Initially, Tepco now admits that reactor number 1 melted down hours after the earthquake. As NHK notes:
Tokyo Electric Power Company, the operator of the Fukushima Daiichi nuclear power plant, says most of the fuel rods in the No.1 reactor had dropped to the bottom of the pressure vessel within 16 hours of the earthquake on March 11th.
The utility revealed its study on the subject on Sunday.
TEPCO said it analyzed the data and calculated a timeline for the developments in the No. 1 reactor on the assumption that the reactor lost its cooling system as soon as it was hit by the tsunami.
The firm said that within about 3 hours after the reactor automatically shut down, the cooling water had evaporated to a level at the top of the rods.
In the next hour and a half, parts of the fuel rods are believed to have begun melting.
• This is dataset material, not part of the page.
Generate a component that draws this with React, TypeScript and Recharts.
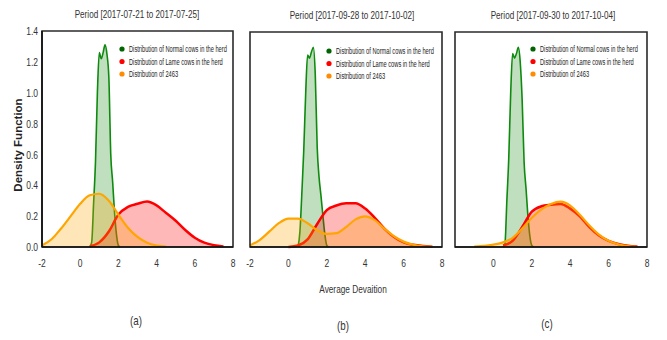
import React from "react";
import { AreaChart, Area, XAxis, YAxis, Legend, ReferenceArea } from "recharts";

const xTicks = [-2, 0, 2, 4, 6, 8];
const yTicks = [0, 0.2, 0.4, 0.6, 0.8, 1.0, 1.2, 1.4];

// fine grid for the narrow "normal cows" peak
const normalX = [0.5, 0.6, 0.7, 0.8, 0.9, 1.0, 1.1, 1.2, 1.3, 1.4, 1.5, 1.6, 1.7, 1.8, 1.9, 2.0, 2.1];
// coarse grid for the wide curves
const wideX = [-2, -1.5, -1, -0.5, 0, 0.5, 1, 1.5, 2, 2.5, 3, 3.5, 4, 4.5, 5, 5.5, 6, 6.5, 7, 7.5, 8];

const seriesNames = [
  "Distribution of Normal cows in the herd",
  "Distribution of Lame cows in the herd",
  "Distribution of 2463",
];

const panelTitles = [
  "Period [2017-07-21 to 2017-07-25]",
  "Period [2017-09-28 to 2017-10-02]",
  "Period [2017-09-30 to 2017-10-04]",
];

// (a)
const normalA = [0, 0.03, 0.28, 0.55, 1.0, 1.26, 1.22, 1.26, 1.31, 1.25, 1.1, 0.6, 0.42, 0.22, 0.08, 0.01, 0];
const lameA = [null, null, null, null, null, 0.005, 0.03, 0.1, 0.21, 0.26, 0.28, 0.295, 0.27, 0.22, 0.17, 0.11, 0.06, 0.028, 0.012, 0.004, null];
const cowA = [0.01, 0.05, 0.12, 0.2, 0.28, 0.335, 0.345, 0.3, 0.21, 0.125, 0.065, 0.028, 0.01, 0.003, null, null, null, null, null, null, null];

// (b)
const normalB = [0, 0.1, 0.35, 0.63, 1.0, 1.25, 1.23, 1.27, 1.3, 1.12, 0.65, 0.45, 0.33, 0.2, 0.08, 0.01, 0];
const lameB = [null, null, null, null, 0, 0.01, 0.05, 0.15, 0.24, 0.27, 0.285, 0.285, 0.25, 0.19, 0.12, 0.065, 0.03, 0.014, 0.006, 0.002, null];
const cowB = [0.01, 0.045, 0.1, 0.155, 0.185, 0.185, 0.155, 0.11, 0.085, 0.09, 0.13, 0.18, 0.2, 0.175, 0.12, 0.07, 0.035, 0.015, 0.005, 0.001, null];

// (c)
const normalC = [0, 0.02, 0.3, 0.58, 1.0, 1.26, 1.23, 1.26, 1.3, 1.2, 0.95, 0.55, 0.38, 0.2, 0.07, 0.01, 0];
const lameC = [null, null, null, null, null, 0.01, 0.04, 0.13, 0.23, 0.265, 0.275, 0.28, 0.25, 0.2, 0.13, 0.075, 0.04, 0.02, 0.008, 0.003, null];
const cowC = [null, null, 0.002, 0.008, 0.015, 0.03, 0.06, 0.12, 0.19, 0.245, 0.28, 0.295, 0.27, 0.21, 0.14, 0.08, 0.04, 0.018, 0.006, 0.001, null];

const dotColors = ["#006400", "#ff0000", "#ff8c00"];
const FONT = "'Liberation Sans', Arial, sans-serif";

type Row = { x: number; normal?: number; lame?: number; cow?: number };

function buildRows(normal: number[], lame: (number | null)[], cow: (number | null)[]) {
  const map = new Map<number, Row>();
  const get = (x: number) => {
    if (!map.has(x)) map.set(x, { x });
    return map.get(x)!;
  };
  normalX.forEach((x, i) => { get(x).normal = normal[i]; });
  wideX.forEach((x, i) => {
    if (lame[i] != null) get(x).lame = lame[i] as number;
    if (cow[i] != null) get(x).cow = cow[i] as number;
  });
  return [...map.values()].sort((a, b) => a.x - b.x);
}

// condensed text, squeezed horizontally like the narrow font of the original
function Narrow({ x, y, k = 0.74, size = 11, anchor = "middle", weight = "normal", fill = "#333", children }: any) {
  return (
    <g transform={`translate(${x},${y}) scale(${k},1)`}>
      <text x={0} y={0} textAnchor={anchor} fontSize={size} fontWeight={weight} fill={fill} fontFamily={FONT}>
        {children}
      </text>
    </g>
  );
}

function XTick({ x, y, payload }: any) {
  return (
    <g transform={`translate(${x},${y}) scale(0.74,1)`}>
      <text x={0} y={0} dy="0.71em" textAnchor="middle" fontSize={11.5} fill="#333" fontFamily={FONT}>
        {String(payload.value)}
      </text>
    </g>
  );
}

function YTick({ x, y, payload }: any) {
  return (
    <g transform={`translate(${x},${y}) scale(0.74,1)`}>
      <text x={0} y={0} dy="0.355em" textAnchor="end" fontSize={11.5} fill="#333" fontFamily={FONT}>
        {Number(payload.value).toFixed(1)}
      </text>
    </g>
  );
}

// legend keeps the series order (Recharts sorts its payload by name)
function LegendBox() {
  return (
    <svg width={120} height={40} style={{ display: "block", overflow: "visible" }}>
      {seriesNames.map((name, i) => (
        <g key={name}>
          <circle cx={5} cy={6 + i * 12.5} r={2.6} fill={dotColors[i]} />
          <Narrow x={12} y={9 + i * 12.5} k={0.635} size={9} anchor="start" fill="#222">
            {name}
          </Narrow>
        </g>
      ))}
    </svg>
  );
}

type PanelProps = {
  rows: Row[];
  left: number;
  width: number;
  margin: { top: number; right: number; bottom: number; left: number };
  showY: boolean;
  legendPos: { top: number; left: number };
};

function Panel({ rows, left, width, margin, showY, legendPos }: PanelProps) {
  return (
    <div style={{ position: "absolute", left, top: 0 }}>
      <AreaChart width={width} height={270} data={rows} margin={margin}>
        <XAxis
          dataKey="x"
          type="number"
          domain={[-2, 8]}
          ticks={xTicks}
          height={23}
          tickLine={false}
          tickSize={0}
          tickMargin={12}
          tick={<XTick />}
          axisLine={{ stroke: "#111", strokeWidth: 1.6 }}
        />
        <YAxis
          type="number"
          domain={[0, 1.4]}
          ticks={yTicks}
          width={showY ? 42 : 0}
          tickLine={false}
          tickSize={2}
          tickMargin={2}
          tick={showY ? <YTick /> : false}
          axisLine={{ stroke: "#111", strokeWidth: 1.6 }}
        />
        <Legend
          verticalAlign="middle"
          content={<LegendBox />}
          wrapperStyle={{ top: legendPos.top, left: legendPos.left, width: 120 }}
        />
        <Area
          dataKey="normal"
          name={seriesNames[0]}
          type="monotone"
          connectNulls
          stroke="#0f8a0f"
          strokeWidth={1.6}
          fill="#008000"
          fillOpacity={0.25}
          isAnimationActive={false}
        />
        <Area
          dataKey="lame"
          name={seriesNames[1]}
          type="monotone"
          connectNulls
          stroke="#ff0000"
          strokeWidth={2.5}
          fill="#ff0000"
          fillOpacity={0.28}
          isAnimationActive={false}
        />
        <Area
          dataKey="cow"
          name={seriesNames[2]}
          type="monotone"
          connectNulls
          stroke="#ffa500"
          strokeWidth={2.2}
          fill="#ffa500"
          fillOpacity={0.28}
          isAnimationActive={false}
        />
        <ReferenceArea x1={-2} x2={8} y1={0} y2={1.4} fill="none" stroke="#2b2b2b" strokeWidth={1.6} />
      </AreaChart>
    </div>
  );
}

export default function App() {
  return (
    <div style={{ position: "absolute", left: 0, top: 0, width: 667, height: 340, background: "#fff" }}>
      <Panel
        rows={buildRows(normalA, lameA, cowA)}
        left={0}
        width={240}
        margin={{ top: 31, right: 7, bottom: 0, left: 0 }}
        showY
        legendPos={{ top: 43, left: 117 }}
      />
      <Panel
        rows={buildRows(normalB, lameB, cowB)}
        left={240}
        width={210}
        margin={{ top: 32, right: 8, bottom: 0, left: 10 }}
        showY={false}
        legendPos={{ top: 45, left: 84 }}
      />
      <Panel
        rows={buildRows(normalC, lameC, cowC)}
        left={450}
        width={217}
        margin={{ top: 32, right: 20, bottom: 0, left: 5 }}
        showY={false}
        legendPos={{ top: 43, left: 78 }}
      />
      <svg width={667} height={340} style={{ position: "absolute", left: 0, top: 0, pointerEvents: "none" }}>
        <Narrow x={137} y={17.5}>{panelTitles[0]}</Narrow>
        <Narrow x={352} y={19}>{panelTitles[1]}</Narrow>
        <Narrow x={553} y={18.5}>{panelTitles[2]}</Narrow>
        <g transform="translate(22,145) rotate(-90)">
          <text x={0} y={0} textAnchor="middle" fontSize={11.5} fontWeight="bold" fill="#222" fontFamily={FONT}>
            Density Function
          </text>
        </g>
        <Narrow x={353} y={293} k={0.72} size={11.5}>Average Devaition</Narrow>
        <Narrow x={136} y={324.5} k={0.75} size={13}>(a)</Narrow>
        <Narrow x={343} y={329.5} k={0.75} size={13}>(b)</Narrow>
        <Narrow x={547} y={327.5} k={0.75} size={13}>(c)</Narrow>
      </svg>
    </div>
  );
}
Almost of all the fuel rods melted and dropped to the bottom of the pressure vessel by 6:50 am on March 12th.
The firm says the melted rods created small holes on the bottom of the vessel...
Tepco has also admitted that reactors 2 and 3 have likely melted down as well. As reported in a separate article from NHK:
TEPCO also says the gauges at the No.2 and 3 reactors might not be showing the actual water levels and that both reactors are likely to have undergone meltdowns.